Sheraton Grande Sukhumvit, a Luxury Collection Hotel, Bangkok
When you book Sheraton Grande Sukhumvit, a Luxury Collection Hotel, Bangkok in Bangkok, Thailand through our Marriott Stars partnership, your stay includes daily breakfast, room upgrades and a hotel credit.
Exclusive Booking Perks
- Personalized and customized amenity
- Complimentary breakfast daily for two guests per room
- All STARS hotels offer a hotel credit valued at $100 USD (once per stay)
- Early check-in and late check-out (when available)
- Complimentary upgrade (if available at check-in)
Location
The Luxury Collection draws from a century-old lineage, selecting properties that carry genuine local character rather than imposing uniformity. Each hotel operates as an independent presence, anchored to its place, offering curated dining and wellness that reflect the destination rather than replicate a formula. This approach suits Bangkok, a city that resists easy categorization and rewards those who look beyond the postcard images.
The property sits in Khlong Toei, a district that stretches from the working port on the Chao Phraya River to the eastern edges of central Bangkok. This is not the temple district or the backpacker quarter; it's a neighbourhood where the Khlong Toei Market sustains daily life alongside corporate towers and the elevated tracks of the BTS Skytrain. The air hums with the low growl of traffic on Sukhumvit Road, punctuated by vendors calling out from food stalls and the rhythmic clatter of the train overhead. Bangkok itself grew from a modest trading post in the 15th century to the capital of Siam in 1782, and the city's restless energy, its constant churn between tradition and modernity, never quite settles.
Both Don Mueang and Suvarnabhumi Airports lie roughly 20 kilometres from the hotel, though the route from Suvarnabhumi through expressways and surface streets can stretch to an hour or more depending on the time of day. The BTS system offers a more predictable rhythm for those willing to navigate the city above ground level.
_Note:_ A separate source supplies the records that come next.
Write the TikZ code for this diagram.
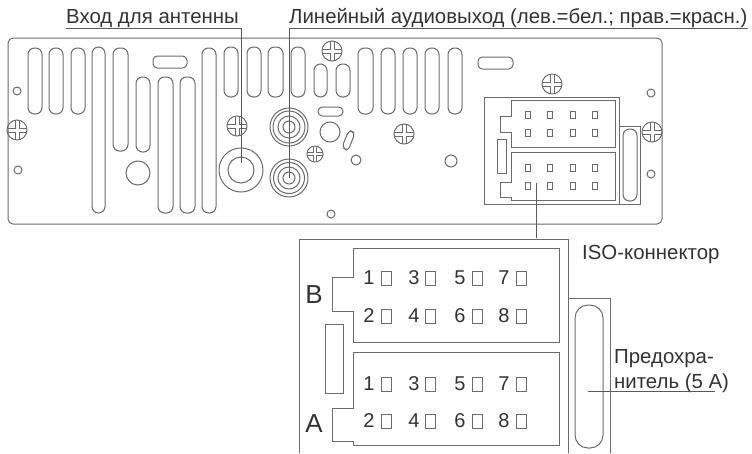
\documentclass[tikz,border=0pt]{standalone}
\usepackage{fontspec}
\setmainfont{Liberation Sans}
\definecolor{linegray}{gray}{0.42}
\definecolor{textgray}{gray}{0.2}
\tikzset{
    plate/.style={draw=linegray,line width=1pt},
    ring/.style={circle,draw=linegray,line width=1pt,inner sep=0pt,minimum size=#1},
    leader/.style={draw=black!65,line width=1pt},
    caption/.style={text=textgray,inner sep=0pt,font=\fontsize{20.4}{25}\selectfont},
    pinnum/.style={text=textgray,inner sep=0pt,font=\fontsize{20}{22}\selectfont},
    letter/.style={text=textgray,inner sep=0pt,font=\fontsize{26}{28}\selectfont},
    screw/.pic={
        \draw[plate] (0,0) circle (10);
        \draw[plate,line width=0.6pt] (-10,-2)--(-2,-2)--(-2,-10) (2,-10)--(2,-2)--(10,-2)
            (10,2)--(2,2)--(2,10) (-2,10)--(-2,2)--(-10,2);
    },
}
\begin{document}
\begin{tikzpicture}[x=1pt,y=-1pt]
    \useasboundingbox (0,0) rectangle (752,453);
    % back panel
    \draw[plate,rounded corners=5] (8,38) rectangle (662,224);
    \foreach \xa/\ya/\xb/\yb in {28/48/42/114,49/48/63/114,71/48/85/114,92/47/105/213,113/48/128/151,
        136/77/150/152,158/77/173/213,180/77/195/213,202/48/216/213,224/47/238/97,247/47/261/97,
        268/47/283/97,291/47/305/97,314/64/327/97,336/64/350/97,358/48/373/114,381/48/395/114,
        403/48/417/114,425/48/439/114,448/48/462/114}
        \draw[plate,rounded corners=6.5] (\xa,\ya) rectangle (\xb,\yb);
    \foreach \xa/\ya/\xb/\yb in {153/56/187/68,318/107/343/116,478/57/513/69}
        \draw[plate,rounded corners=4.4] (\xa,\ya) rectangle (\xb,\yb);
    \draw[plate,rounded corners=3.9] (355,133) -- (349,130) -- (342,147) -- (348,151) -- cycle;
    % holes
    \foreach \n/\x/\y/\s in {a/17/91/8,b/18/170/8,c/138/173/24,d/330/132/20,e/356/160/10,
        f/331/214/8,g/451/161/12,h/651/93/8,i/651/174/8}
        \node[ring=\s] (hole\n) at (\x,\y) {};
    % screws
    \foreach \x/\y in {17/130,237/126,332/51,404/134,552/84,652/132}
        \pic at (\x,\y) {screw};
    \pic[scale=0.8] at (315,154) {screw};
    % jacks
    \node[ring=44] (ant) at (241,170) {};
    \node[ring=26] (antin) at (241,170) {};
    \foreach \s in {38,32,22,12}
        \node[ring=\s] (audl\s) at (289,127) {};
    \foreach \s in {38,31,22,12}
        \node[ring=\s] (audr\s) at (289,178) {};
    % iso block on panel
    \draw[plate] (484,97) rectangle (619,204);
    \draw[plate] (619,126) rectangle (640,204);
    \draw[plate,rounded corners=6.5] (623,129) rectangle (637,201);
    \draw[plate] (497,139) rectangle (506,173);
    \draw[plate] (511,100) -- (615,100) -- (615,147) -- (511,147) -- (511,132) -- (500,132) -- (500,116) -- (511,116) -- cycle;
    \draw[plate] (511,152) -- (615,152) -- (615,200) -- (511,200) -- (511,197) -- (500,197) -- (500,182) -- (511,182) -- cycle;
    \foreach \x in {528,550,573,595}
        \foreach \y in {115,133,168,186}
            \draw[plate,line width=0.7pt] (\x-2.5,\y-3.5) rectangle (\x+2.5,\y+3.5);
    % enlarged connector
    \coordinate (zoomtl) at (299,453);
    \coordinate (zoomtr) at (568,453);
    \node[inner sep=0pt] (zoomtop) at (536,239) {};
    \draw[plate] (zoomtl) -- (299,239) -- (568,239) -- (zoomtr);
    \draw[plate] (568,298) -- (610,298) -- (610,453);
    \draw[plate,rounded corners=13] (575,305) rectangle (603,448);
    \draw[plate] (325,324) rectangle (343,393);
    \draw[plate] (353,248) -- (559,248) -- (559,342) -- (353,342) -- (353,311) -- (332,311) -- (332,277) -- (353,277) -- cycle;
    \draw[plate] (353,352) -- (559,352) -- (559,445) -- (353,445) -- (353,441) -- (332,441) -- (332,408) -- (353,408) -- cycle;
    \node[letter] (letb) at (314,295) {B};
    \node[letter] (leta) at (314,424) {A};
    \foreach \n/\x/\px in {1/369/386,3/414/430,5/460/477,7/504/521}
        \foreach \r/\y in {b/278,a/384}{
            \node[pinnum] (num\r\n) at (\x,\y) {\n};
            \draw[plate,line width=0.7pt] (\px-5,\y-7) rectangle (\px+5,\y+7);
        }
    \foreach \n/\x/\px in {2/369/386,4/414/430,6/460/477,8/504/521}
        \foreach \r/\y in {b/316,a/421}{
            \node[pinnum] (num\r\n) at (\x,\y) {\n};
            \draw[plate,line width=0.7pt] (\px-5,\y-7) rectangle (\px+5,\y+7);
        }
    % captions and leaders
    \node[caption,anchor=base west] (antlabel) at (66,23) {Вход для антенны};
    \node[caption,anchor=base west] (audlabel) at (289,23) {Линейный аудиовыход (лев.=бел.; прав.=красн.)};
    \node[caption,anchor=base west] (isolabel) at (582,259) {ISO-коннектор};
    \node[caption,anchor=north west,align=left] (fuselabel) at (614,349) {Предохра-\\нитель (5 A)};
    \coordinate (antcorner) at (241,28);
    \coordinate (audstart) at (289,28);
    \coordinate (audend) at (748,28);
    \coordinate (antstart) at (66,28);
    \coordinate (antend) at (241,163);
    \coordinate (audjack) at (289,178);
    \coordinate (isostart) at (536,183);
    \coordinate (fusestart) at (588,391);
    \coordinate (fuseend) at (715,391);
    \draw[leader] (antstart) -- (antcorner) -- (antend);
    \draw[leader] (audend) -- (audstart) -- (audjack);
    \draw[leader] (isostart) -- (zoomtop);
    \draw[leader] (fusestart) -- (fuseend);
\end{tikzpicture}
\end{document}
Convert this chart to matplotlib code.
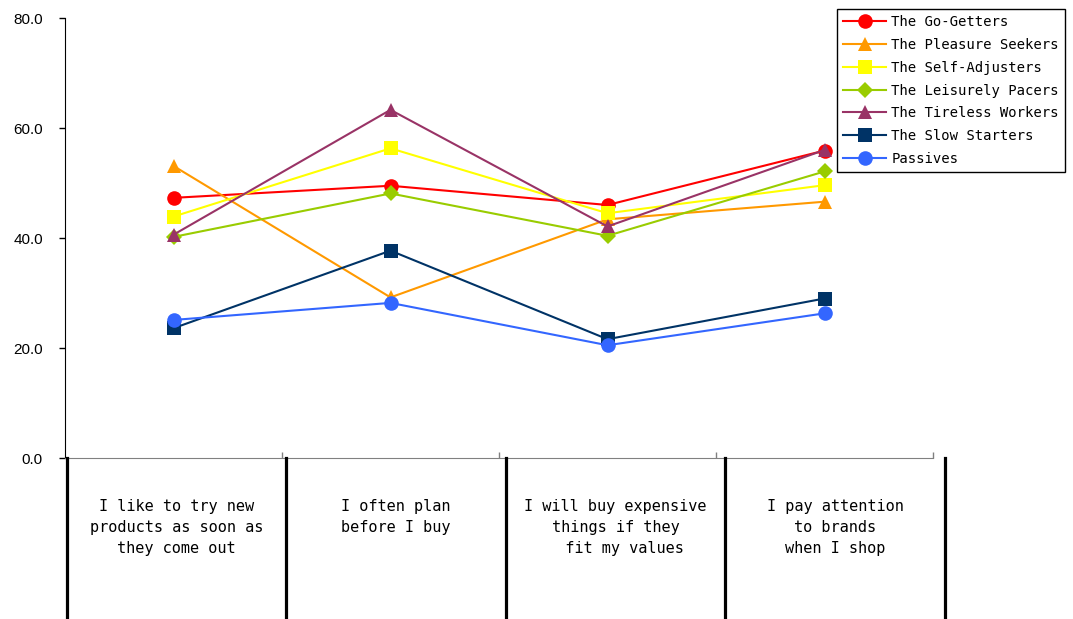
import matplotlib
matplotlib.use("Agg")
import matplotlib.pyplot as plt
from matplotlib.lines import Line2D

categories = [
    "I like to try new\nproducts as soon as\nthey come out",
    "I often plan\nbefore I buy",
    "I will buy expensive\nthings if they\n  fit my values",
    "I pay attention\nto brands\nwhen I shop",
]
series_names = [
    "The Go-Getters",
    "The Pleasure Seekers",
    "The Self-Adjusters",
    "The Leisurely Pacers",
    "The Tireless Workers",
    "The Slow Starters",
    "Passives",
]
go_getters = [47.3, 49.5, 46.0, 55.9]
pleasure_seekers = [53.1, 29.2, 43.4, 46.6]
self_adjusters = [43.9, 56.3, 44.5, 49.6]
leisurely_pacers = [40.2, 48.1, 40.4, 52.1]
tireless_workers = [40.6, 63.3, 42.1, 56.0]
slow_starters = [23.6, 37.7, 21.6, 29.0]
passives = [25.1, 28.2, 20.5, 26.3]
yticks = [0, 20, 40, 60, 80]

values = [go_getters, pleasure_seekers, self_adjusters, leisurely_pacers,
          tireless_workers, slow_starters, passives]
colors = ["#FF0000", "#FF9900", "#FFFF00", "#99CC00", "#993366", "#003366", "#3366FF"]
markers = ["o", "^", "s", "D", "^", "s", "o"]
msizes = [10.5, 10.5, 10, 8.5, 10.5, 10, 10.5]

W, H = 1073, 619
fig = plt.figure(figsize=(W / 100, H / 100), dpi=100)
ax = fig.add_axes([65 / W, (H - 458) / H, (933 - 65) / W, (458 - 18) / H])

x = list(range(len(categories)))
for vals, name, c, m, ms in zip(values, series_names, colors, markers, msizes):
    ax.plot(x, vals, color=c, marker=m, markersize=ms, lw=1.5, label=name,
            markeredgewidth=0, clip_on=False)

ax.set_xlim(-0.5, 3.5)
ax.set_ylim(0, 80)
ax.set_yticks(yticks)
ax.set_yticklabels([f"{v:.1f}" for v in yticks], fontfamily="Liberation Sans", fontsize=11)
ax.set_xticks([0.5, 1.5, 2.5, 3.5])
ax.set_xticklabels([])
ax.tick_params(axis="x", direction="in", length=4, color="#808080", width=1)
ax.tick_params(axis="y", direction="out", length=4, pad=12, width=1)
ax.spines["top"].set_visible(False)
ax.spines["right"].set_visible(False)
ax.spines["bottom"].set_color("#808080")

leg = fig.legend(loc="upper left", bbox_to_anchor=(837 / W, 1 - 9 / H),
                 prop={"family": "DejaVu Sans Mono", "size": 10},
                 frameon=True, fancybox=False, edgecolor="black", framealpha=1,
                 handlelength=3.1, labelspacing=0.63, borderpad=0.45,
                 handletextpad=0.35, borderaxespad=0)
leg.get_frame().set_linewidth(1)

# table-like divider lines below the axis
box_edges = [67, 286, 506, 725, 945]
for xe in box_edges:
    fig.add_artist(Line2D([xe / W, xe / W], [0, (H - 458) / H], color="black",
                          lw=2.3, transform=fig.transFigure))
for i, lab in enumerate(categories):
    cx = (box_edges[i] + box_edges[i + 1]) / 2 / W
    fig.text(cx, 1 - 499 / H, lab, ha="center", va="top", fontsize=11,
             family="DejaVu Sans Mono", linespacing=1.5, multialignment="center")

fig.savefig("out.png", dpi=100)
Southern Thai cooking reaches its most exhilarating expression at Sorn, 1.9 kilometres from the property, where Chef SupakSorn Jongsiri's three-Michelin-starred tasting menu unfolds like a regional atlas rendered in fermented fish, turmeric-stained curries, and seafood pulled from the Andaman coast. Book weeks in advance. Closer still, INDDEE, with two stars and less than two kilometres away, guides diners through regional Indian traditions with a 10-course narrative that shifts from Kerala to Punjab to Bengal, each dish framed by its story of origin. For those willing to venture three kilometres, Sühring presents German haute cuisine through the lens of twin chefs who channel childhood memories and family recipes into a menu built on fermenting, pickling, and slow-cooked technique.
The neighbourhood itself offers the sensory overload of Khlong Toei Market, where vendors sell galangal, lemongrass, and fish paste in quantities that serve the city's kitchens, not tourists. West One, under two kilometres away, draws a younger crowd to its night stalls. Don't miss the Chula Flea Market, three kilometres west, where secondhand books and vintage cameras spill across tables under canvas awnings every weekend. For a detour beyond the city's core, the ruins of Ayutthaya, 68 kilometres north, reveal the remains of Siam's second capital, destroyed by the Burmese in the 18th century and now a UNESCO site marked by crumbling prangs and overgrown temple courtyards.
January and February bring the coolest mornings Bangkok permits, with temperatures hovering in the low 20s before the sun pushes past 30 by midday. The light is sharp, the humidity tolerable, and the streets feel almost breathable before the heat builds again in March.
April is the furnace month, peaking at 34 degrees and draping the city in a haze that thickens until the first monsoon rains arrive in May. The wet season runs through October, with September typically the soggiest, when afternoon downpours turn streets into temporary rivers and the city slows under the weight of the sky.
November through February is the window when Bangkok sheds some of its swelter. Nights cool enough for long sleeves, days bright without being punishing. This is the season when the city's outdoor markets, temples, and riverside walks become bearable again, and when the quality of light at dusk softens the hard edges of the concrete skyline.